Further, MT includes lots of options for the syndication in formats such as RSS and Atom. We are intending to incorporate the blog RSS feed to form a 'Latest additions to this site' information pod on the new site home page.
We could also use the MT facilities to allow comments and trackbacks about resources on our site.
Finally, MT produces Dublin Core metadata for each entry added expressed as RDF.
<rdf:RDF xmlns:rdf="http://www.w3.org/1999/02/22-rdf-syntax-ns#"
xmlns:trackback="http://madskills.com/public/xml/rss/module/trackback/"
xmlns:dc="http://purl.org/dc/elements/1.1/">
<rdf:Description
rdf:about="http://minnesota.ncl.ac.uk/fuzzybuckets/archives/2005/06/article_about_u.html"

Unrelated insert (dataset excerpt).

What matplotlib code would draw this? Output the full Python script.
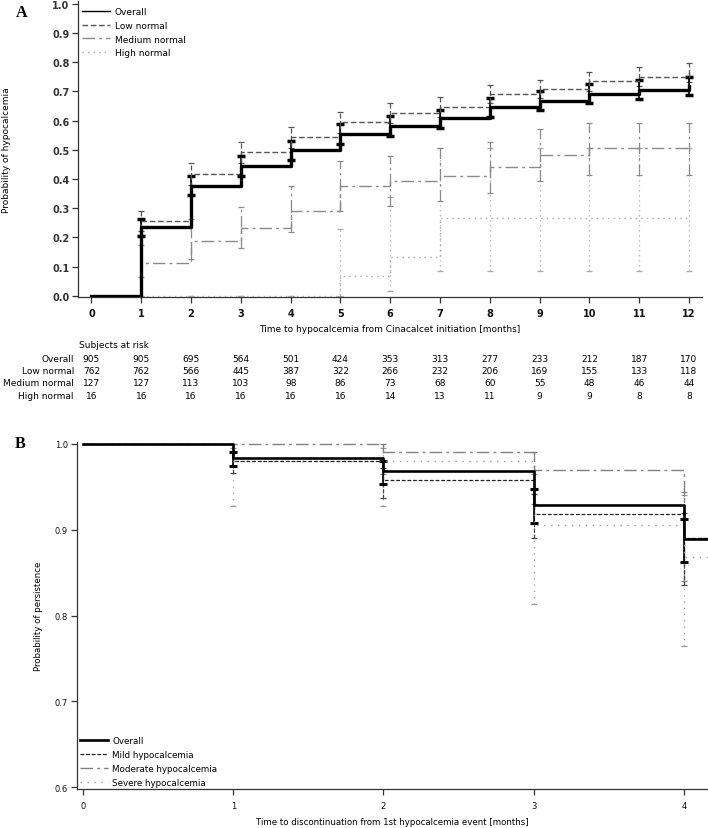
import matplotlib
matplotlib.use('Agg')
import matplotlib.pyplot as plt
import matplotlib.transforms as mtransforms
import numpy as np

# ---------------- Panel A data ----------------
months = list(range(13))
ci_months = list(range(1, 13))

a_overall = [0, 0.234, 0.377, 0.446, 0.501, 0.554, 0.583, 0.608, 0.648, 0.667, 0.691, 0.706, 0.720]
a_overall_hi = [0.263, 0.409, 0.478, 0.531, 0.588, 0.615, 0.638, 0.678, 0.700, 0.725, 0.738, 0.751]
a_overall_lo = [0.206, 0.346, 0.411, 0.466, 0.521, 0.549, 0.574, 0.613, 0.637, 0.661, 0.674, 0.687]

a_low = [0, 0.257, 0.417, 0.491, 0.543, 0.594, 0.626, 0.646, 0.691, 0.708, 0.735, 0.751, 0.765]
a_low_hi = [0.291, 0.454, 0.526, 0.579, 0.631, 0.660, 0.680, 0.723, 0.740, 0.768, 0.783, 0.799]
a_low_lo = [0.223, 0.380, 0.456, 0.507, 0.557, 0.592, 0.612, 0.659, 0.676, 0.702, 0.719, 0.731]

a_medium = [0, 0.112, 0.189, 0.231, 0.291, 0.375, 0.392, 0.411, 0.440, 0.482, 0.505, 0.505, 0.505]
a_medium_hi = [0.174, 0.263, 0.305, 0.375, 0.462, 0.480, 0.505, 0.528, 0.571, 0.593, 0.593, 0.593]
a_medium_lo = [0.063, 0.125, 0.163, 0.217, 0.291, 0.309, 0.326, 0.353, 0.392, 0.414, 0.414, 0.414]

a_high = [0, 0, 0, 0, 0, 0.066, 0.132, 0.265, 0.265, 0.265, 0.265, 0.265, 0.265]
a_high_hi = [0, 0, 0, 0, 0.229, 0.337, 0.506, 0.506, 0.506, 0.506, 0.506, 0.506]
a_high_lo = [0, 0, 0, 0, 0, 0.015, 0.084, 0.084, 0.084, 0.084, 0.084, 0.084]

a_labels = ["Overall", "Low normal", "Medium normal", "High normal"]

risk_overall = [905, 905, 695, 564, 501, 424, 353, 313, 277, 233, 212, 187, 170]
risk_low = [762, 762, 566, 445, 387, 322, 266, 232, 206, 169, 155, 133, 118]
risk_medium = [127, 127, 113, 103, 98, 86, 73, 68, 60, 55, 48, 46, 44]
risk_high = [16, 16, 16, 16, 16, 16, 14, 13, 11, 9, 9, 8, 8]

# ---------------- Panel B data ----------------
b_months = [0, 1, 2, 3, 4]
b_followup_end = 4.3
b_ci_months = [1, 2, 3, 4]
b_overall = [1.0, 0.984, 0.968, 0.929, 0.889]
b_overall_hi = [0.991, 0.980, 0.948, 0.912]
b_overall_lo = [0.974, 0.953, 0.908, 0.862]
b_mild = [1.0, 0.980, 0.958, 0.918, 0.890]
b_mild_hi = [0.989, 0.972, 0.942, 0.920]
b_mild_lo = [0.966, 0.937, 0.890, 0.835]
b_moderate = [1.0, 1.0, 0.991, 0.970, 0.890]
b_moderate_hi = [np.nan, 1.0, 0.991, 0.944]
b_moderate_lo = [np.nan, 0.965, 0.930, 0.840]
b_severe = [1.0, 0.980, 0.980, 0.905, 0.868]
b_severe_hi = [0.995, 0.995, 0.965, 0.940]
b_severe_lo = [0.928, 0.928, 0.813, 0.764]
b_labels = ["Overall", "Mild hypocalcemia", "Moderate hypocalcemia", "Severe hypocalcemia"]

# ---------------- Figure ----------------
W, H = 708, 829
plt.rcParams['font.family'] = ['DejaVu Sans']
plt.rcParams['font.size'] = 6.5
fig = plt.figure(figsize=(W / 100, H / 100), dpi=100)

AX_COL = '#333333'
FS = 6.5


def px_axes(l, t, r, b):
    return fig.add_axes([l / W, 1 - b / H, (r - l) / W, (b - t) / H])


def style_axes(ax):
    for s in ['top', 'right']:
        ax.spines[s].set_visible(False)
    for s in ['left', 'bottom']:
        ax.spines[s].set_color(AX_COL)
        ax.spines[s].set_linewidth(0.9)
    ax.tick_params(colors=AX_COL, width=0.9, length=4, labelcolor='#111111')


def ci(ax, t, lo, hi, color, ls, lw, capsize, capthick):
    lo = np.asarray(lo, float)
    hi = np.asarray(hi, float)
    mid = (lo + hi) / 2
    err = (hi - lo) / 2
    eb = ax.errorbar(t, mid, yerr=err, fmt='none', ecolor=color, elinewidth=lw,
                     capsize=capsize, capthick=capthick, zorder=2)
    for c in eb[2]:
        c.set_linestyle(ls)
    return eb


# ---- Panel A ----
axA = px_axes(78, 2, 702, 298)
style_axes(axA)
axA.set_xlim(-0.27, 12.26)
axA.set_ylim(-0.0045, 1.010)

c_low, c_med, c_high = '#555555', '#8a8a8a', '#aaaaaa'
ls_low = (0, (4, 2))
ls_med = (0, (9, 3, 2, 3))
ls_high = (0, (1, 3))

axA.step(months, a_high, where='post', color=c_high, lw=1.0, ls=ls_high, zorder=3)
axA.step(months, a_medium, where='post', color=c_med, lw=1.0, ls=ls_med, zorder=3)
axA.step(months, a_low, where='post', color=c_low, lw=1.0, ls=ls_low, zorder=3)
ci(axA, ci_months, a_high_lo, a_high_hi, c_high, ls_high, 0.9, 2.5, 0.9)
ci(axA, ci_months, a_medium_lo, a_medium_hi, c_med, ls_med, 0.9, 2.5, 0.9)
ci(axA, ci_months, a_low_lo, a_low_hi, c_low, ls_low, 0.9, 2.5, 0.9)
ci(axA, ci_months, a_overall_lo, a_overall_hi, 'black', '-', 1.2, 3.2, 2.5)
axA.step(months, a_overall, where='post', color='black', lw=2.4, zorder=4)

axA.set_xticks(months)
axA.set_xticklabels([str(m) for m in months], fontweight='bold', fontsize=7)
yt = np.round(np.arange(0, 1.01, 0.1), 1)
axA.set_yticks(yt)
axA.set_yticklabels([f"{v:.1f}" for v in yt], fontweight='bold', fontsize=7, color='#333333')
axA.tick_params(axis='x', pad=4)
axA.tick_params(axis='y', pad=2)
axA.set_ylabel("Probability of hypocalcemia", fontsize=FS)
axA.yaxis.set_label_coords(11 / W, 1 - 150 / H, transform=fig.transFigure)

axA.legend([plt.Line2D([], [], color='black', lw=1.0),
            plt.Line2D([], [], color=c_low, lw=1.0, ls=ls_low),
            plt.Line2D([], [], color=c_med, lw=1.0, ls=ls_med),
            plt.Line2D([], [], color=c_high, lw=1.0, ls=ls_high)],
           a_labels, loc='upper left', bbox_to_anchor=(82 / W, 1 - 8 / H),
           bbox_transform=fig.transFigure, frameon=False, borderpad=0,
           borderaxespad=0, handlelength=3.1, handletextpad=0.55,
           labelspacing=0.53, fontsize=FS)

fig.text(16 / W, 1 - 13 / H, "A", fontsize=11.5, fontweight='bold', family='Liberation Serif',
         ha='left', va='center')
fig.text(390 / W, 1 - 330 / H, "Time to hypocalcemia from Cinacalcet initiation [months]",
         ha='center', va='center', fontsize=FS)

# risk table
trans = mtransforms.blended_transform_factory(axA.transData, fig.transFigure)
fig.text(79 / W, 1 - 346 / H, "Subjects at risk", ha='left', va='center', fontsize=FS)
risk_rows = [risk_overall, risk_low, risk_medium, risk_high]
row_y = [359, 371.5, 384, 396.5]
for lab, row, yy in zip(a_labels, risk_rows, row_y):
    fig.text(74 / W, 1 - yy / H, lab, ha='right', va='center', fontsize=FS)
    for m, n in zip(months, row):
        axA.text(m, 1 - yy / H, str(n), transform=trans, ha='center', va='center', fontsize=FS,
                 clip_on=False)

# ---- Panel B ----
axB = px_axes(77, 443, 708, 790)
style_axes(axB)
axB.set_xlim(-0.04, 4.16)
axB.set_ylim(0.5977, 1.0023)

bx = b_months + [b_followup_end]
c_mod, c_sev = '#808080', '#9a9a9a'
ls_mild = (0, (3, 1.5))
ls_mod = (0, (9, 3, 2, 3))
ls_sev = (0, (1, 4))

axB.step(bx, b_severe + [b_severe[-1]], where='post', color=c_sev, lw=1.0, ls=ls_sev, zorder=3)
axB.step(bx, b_moderate + [b_moderate[-1]], where='post', color=c_mod, lw=1.0, ls=ls_mod, zorder=3)
axB.step(bx, b_mild + [b_mild[-1]], where='post', color='#222222', lw=0.9, ls=ls_mild, zorder=3)
ci(axB, b_ci_months, b_severe_lo, b_severe_hi, c_sev, ls_sev, 0.9, 2.5, 0.9)
ci(axB, b_ci_months, b_moderate_lo, b_moderate_hi, c_mod, ls_mod, 0.9, 2.5, 0.9)
ci(axB, b_ci_months, b_mild_lo, b_mild_hi, '#444444', ls_mild, 0.9, 2.5, 0.9)
ci(axB, b_ci_months, b_overall_lo, b_overall_hi, 'black', '-', 1.2, 3.0, 2.2)
axB.step(bx, b_overall + [b_overall[-1]], where='post', color='black', lw=1.9, zorder=4)

axB.set_xticks(b_months)
axB.set_xticklabels([str(m) for m in b_months], fontsize=6)
bt = [0.6, 0.7, 0.8, 0.9, 1.0]
axB.set_yticks(bt)
axB.set_yticklabels([f"{v:.1f}" for v in bt], fontsize=6)
axB.tick_params(axis='x', pad=4.5)
axB.tick_params(axis='y', pad=2.5)
axB.set_ylabel("Probability of persistence", fontsize=6.2)
axB.yaxis.set_label_coords(43 / W, 1 - 616.5 / H, transform=fig.transFigure)
axB.set_xlabel("Time to discontinuation from 1st hypocalcemia event [months]", fontsize=6.2)
axB.xaxis.set_label_coords(392 / W, 1 - 818 / H, transform=fig.transFigure)

axB.legend([plt.Line2D([], [], color='black', lw=1.9),
            plt.Line2D([], [], color='#222222', lw=0.9, ls=ls_mild),
            plt.Line2D([], [], color=c_mod, lw=1.0, ls=ls_mod),
            plt.Line2D([], [], color=c_sev, lw=1.0, ls=ls_sev)],
           b_labels, loc='lower left', bbox_to_anchor=(80 / W, 1 - 788 / H),
           bbox_transform=fig.transFigure, frameon=False, borderpad=0,
           borderaxespad=0, handlelength=3.2, handletextpad=0.5,
           labelspacing=0.57, fontsize=6.3)

fig.text(15 / W, 1 - 444 / H, "B", fontsize=11.5, fontweight='bold', family='Liberation Serif',
         ha='left', va='center')

fig.savefig('out.png', dpi=100)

trackback:ping="http://minnesota.ncl.ac.uk/cgi-bin/moveabletype/mt-tb.cgi/1146"
dc:title="Article about using patterns to improve web navigation"
dc:identifier="http://minnesota.ncl.ac.uk/fuzzybuckets/archives/2005/06/article_about_u.html"
dc:subject="Navigation design"
dc:description="Improving Web Information Systems with Navigational Patterns..."
dc:creator="pj"
dc:date="2005-06-01T16:30:54+00:00" />
</rdf:RDF>
Posted by pj at 12:44 PM
February 03, 2005
Types of content currently published on the LTSN-01 website
This is a stab at a rough, top-of-the-head, first draft information architecture:
The site contains content describing or arising out of subject centre activities, past and current and also there are a number of resources aimed at our constituency which are published on the site. There is a caveat in that obviously many of our activities also produce resources.
I would like to make a distinction between information describing activities and the resources which we publish.
Further, there is a distinction between internally sourced and externally sourced information. A good example is funding opportunities. These typically cover external sources of funding. However, LTSN-01 also provides funding for or participates in research and developement projects, mini-projects and also workshops.
These inter-relationships between our areas of activity and the role of the website for promoting external opportunities needs to be reflected in the information architecture of the site and in the navigation elements.
Activities:
- funding opportunities (including workshop and mini-project calls)
- workshop promotion and booking
- contact details maintenance
- mini-project information and publication of reports
- news and events service
- publications:
-- newsletter
-- special reports
-- email bulletins
- pulication requests handling
- discussion boards
- research and development projects
- link of the month service
- cataloguing resources into BIOME
Resources:
- service for search of BIOME databases
- FAQ
- Glossary
- Free web courseware
- project reports and websites
- workshop resources
- newsletter
- special reports
Another issue is what to do with out-of-date content that we post. There should be some sort of archive area so that there's a clear delineation between current and older information.
We should maybe seek to archive and publish old email bulletins too?
There are two other issues that need to be decided upon as well, one is the issue of metadata for each page on the site. The other related matter is how each piece of content is classified, i.e. whether we should use MESH, METRO and whether we should be assigning terms from the Academy vocabularies to keep them happy.
Posted by pj at 03:29 PM
January 28, 2005
We probably need an intranet section for our site
Rather than have an approach where users and editors visit the same URI and get a different view of have a number of pages to visit for content admin purposes, we should have a distinct URI tree for content management tasks and related interfaces.